Friday, June 7, 2013

Group Works: Circle

This entry continues a series in which I'm exploring concepts encapsulated in a set of 91 cards called Group Works, developed by Tree Bressen, Dave Pollard, and Sue Woehrlin. The deck represents "A Pattern Language for Bringing Life to Meetings and Other Gatherings."

In each blog, I'll examine a single card and what that elicits in me as a professional who works in the field of cooperative group dynamics. My intention in this series is to share what each pattern means to me. I am not suggesting a different ordering or different patterns—I will simply reflect on what the Group Works folks have put together.

The cards have been organized into nine groupings, and I'll tackle them in the order presented in the manual that accompanies the deck:

1. Intention
2. Context
3. Relationship
4. Flow
5. Creativity
6. Perspective
7. Modeling
8. Inquiry & Synthesis
9. Faith

In the Context segment there are eight cards.

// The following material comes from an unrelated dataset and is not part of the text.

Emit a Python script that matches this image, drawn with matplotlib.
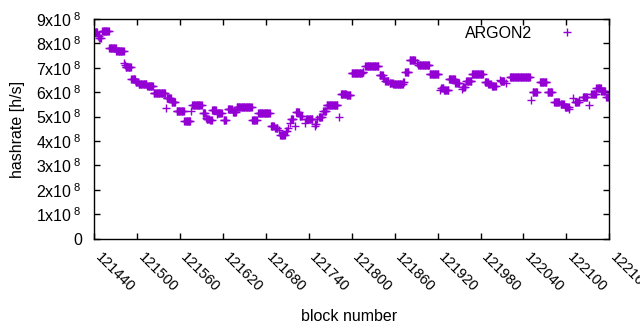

The third pattern in this segment is labeled Circle. Here is the image and text from that card:

A Circle is a safe, solid, yet permeable space with an inside, an outside, and a focus that moves from person to person. A welcoming form where everyone can see each other and all voices are heard, it creates a field that invites sharing and story.

This is almost right. 

Circle in Sight
I agree that it's important to protect sight lines whereby all participants can see one another. Usually the size of the group (or the size of the meeting space) are such that one circle gets the job done. Mostly though, if you're likely to need the group to be able to focus attention on visuals (such as an easel, chalkboard, or projection screen) and in those situations you're actually better off with a horseshoe configuration, with the facilitator and the visuals located in the gap. (If you use insist on a circle, it's damn hard for the folks seated near the visuals to be able to see them.)

Circle of Sound
A round layout is definitely good for promoting hearing. Not just because the distance between participants is minimal (sound intensity decreases as the square of the distance between voice and ear), but because people are facing one another. If people are arrayed around tables or distributed as in an amphitheater, there will inevitably be times when one person is talking to another's back. Not so good.

And there is another angle on this. When someone has something to say, you absolutely want to make it easy for that person to be heard. However, it's not true that everyone needs of speak on every subject. Often enough, a person doesn't really care about the topic, or perhaps another person has already voiced the same views as a person who hasn't spoken and there's no need to have it said twice. Sometimes a person hasn't completed their thinking about a topic before it's time to move on, and they'd rather complete their digestion before opening their mouths (and displaying to everyone their half-chewed thoughts). Not so pretty.

Circles that Are Unbreakable
It's not obvious to me that circles are a "welcoming" form. Sometimes they can, even unintentionally, define an "in" group and an "out" group that is psychically all but impossible to penetrate. While circles are definitely not authoritarian (good), they are not necessarily egalitarian, or equally accessible.

Sometimes this can be subtly addressed by making sure that there is always an empty chair or two, inviting last arrivals to join the circle. Sometimes it's a stretch for people to be seated "on the inside" at a meeting, where they can't escape easily if things get unbearably awkward—and your well-intended invitation to "join the circle" lands (inadvertently, mind you) as an invitation to a neck-tie party (or perhaps a tongue-tied party).

Circling Around to Seating that Works
I agree with the notion that circles are a great layout for sharing from the heart. Just don't lose sight of the fact that all meetings aren't story hour. When you're doing business, for instance, horseshoes are luckier better. If you're expecting to use small group breakouts, then tables can be pretty handy. The key is not having the shape of the seating wag the dog—pick an arrangement that's congruent with what you intend to do, and don't be a slave to an idealized shape.

Don't get me wrong. I get around a lot and I like round a lot, it's just that sometimes half arcs, spirals, ovals, kidney shapes, and even the occasional amoeba can be just the ticket. Let those circles breathe a little.